Hi everyone,
I’m currently training a TD3 agent using Stable-Baselines3 and I’ve run into a surprising issue related to NumPy versions. After a lot of debugging, I’ve noticed that my training results differ significantly depending on whether I use NumPy 1.26.0 or NumPy 2.2.6.
To be clear:
-
I am 100% sure the difference comes from the NumPy version.
-
I have checked all seeding procedures (environment seeds, PyTorch seeds, NumPy seeds, SB3 seeds, Python’s
random, etc.). -
The only changed variable between the two runs is the NumPy version.

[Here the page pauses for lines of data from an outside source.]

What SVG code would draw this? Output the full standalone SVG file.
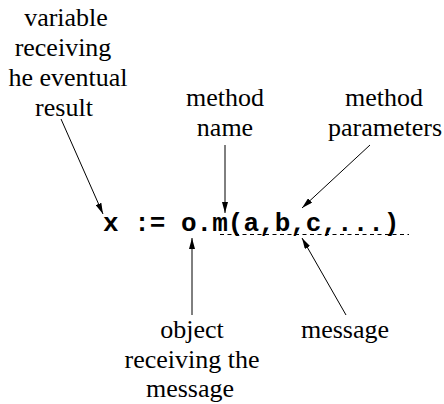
<svg xmlns="http://www.w3.org/2000/svg" width="444" height="404" viewBox="0 0 444 404">
  <style>
    .lbl { font-family: 'Liberation Serif', 'Times New Roman', serif; font-size: 26px; fill: #000; text-anchor: middle; }
    .code { font-family: 'Liberation Mono', 'Courier New', monospace; font-size: 26px; font-weight: bold; fill: #000; white-space: pre; }
    .conn { stroke: #000; stroke-width: 1; fill: none; }
    .dash { stroke: #000; stroke-width: 1; stroke-dasharray: 4 3.5; fill: none; }
  </style>
  <defs>
    <marker id="arrow" markerUnits="userSpaceOnUse" markerWidth="11" markerHeight="6" refX="11" refY="3" orient="auto">
      <path d="M0,0 L11,3 L0,6 Z" fill="#000"/>
    </marker>
  </defs>
  <rect width="444" height="404" fill="#fff"/>

  <!-- statement -->
  <g id="statement">
    <text class="code" x="103" y="231">x := o.m(a,b,c,...)</text>
  </g>

  <!-- annotations -->
  <g id="result-var">
    <text class="lbl" x="66" y="26">variable</text>
    <text class="lbl" x="63" y="56">receiving</text>
    <text class="lbl" x="68" y="86">he eventual</text>
    <text class="lbl" x="64" y="116">result</text>
  </g>
  <g id="method-name">
    <text class="lbl" x="225" y="106">method</text>
    <text class="lbl" x="225" y="136">name</text>
  </g>
  <g id="method-params">
    <text class="lbl" x="384" y="106">method</text>
    <text class="lbl" x="385" y="136">parameters</text>
  </g>
  <g id="receiver">
    <text class="lbl" x="192" y="338">object</text>
    <text class="lbl" x="192" y="368">receiving the</text>
    <text class="lbl" x="190" y="397">message</text>
  </g>
  <g id="message">
    <text class="lbl" x="345" y="338">message</text>
  </g>

  <!-- connectors -->
  <g id="connectors">
    <line class="dash" x1="220" y1="234.5" x2="409" y2="234.5"/>
    <line class="conn" x1="61" y1="119" x2="103" y2="214" marker-end="url(#arrow)"/>
    <line class="conn" x1="225" y1="145" x2="225" y2="213" marker-end="url(#arrow)"/>
    <line class="conn" x1="370" y1="145" x2="302" y2="208" marker-end="url(#arrow)"/>
    <line class="conn" x1="192" y1="315" x2="192" y2="238" marker-end="url(#arrow)"/>
    <line class="conn" x1="346" y1="315" x2="302" y2="238" marker-end="url(#arrow)"/>
  </g>
</svg>
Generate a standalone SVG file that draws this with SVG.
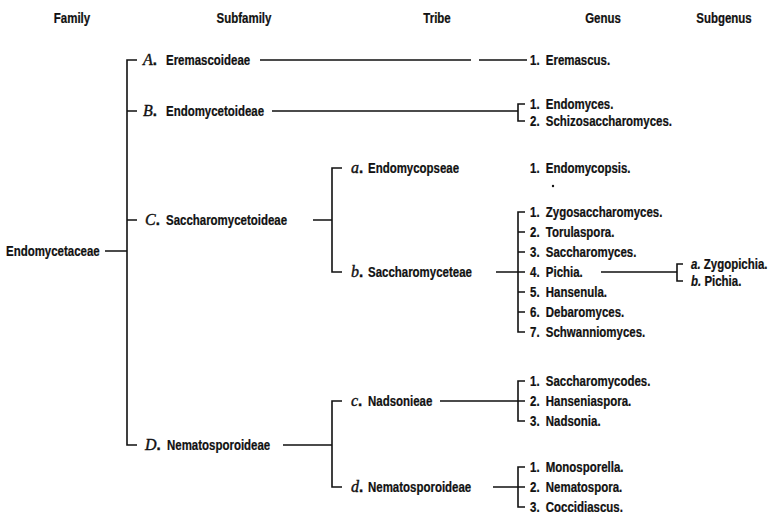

With NumPy 1.26.0, training is stable.
With NumPy 2.2.6, performance becomes a little bit worse, even with identical seeds and hyperparameters.
My questions
-
Has anyone already experienced similar behavior when moving from NumPy 1.x to NumPy 2.x while using PyTorch or Stable-Baselines3?
-
Is there any known change in NumPy 2.x (e.g., RNG, broadcasting semantics, linear algebra routines, memory layout, float behavior, etc.) that could explain such a discrepancy?
-
Are there recommended workarounds, or is it currently safer to remain on the 1.26.x branch for reproducible RL experiments?
Additional details
-
TD3 implementation: Stable-Baselines3
-
PyTorch version: 2.9.1
-
Python version: 3.13.8
-
NumPy versions tested: 1.26.0 vs 2.2.6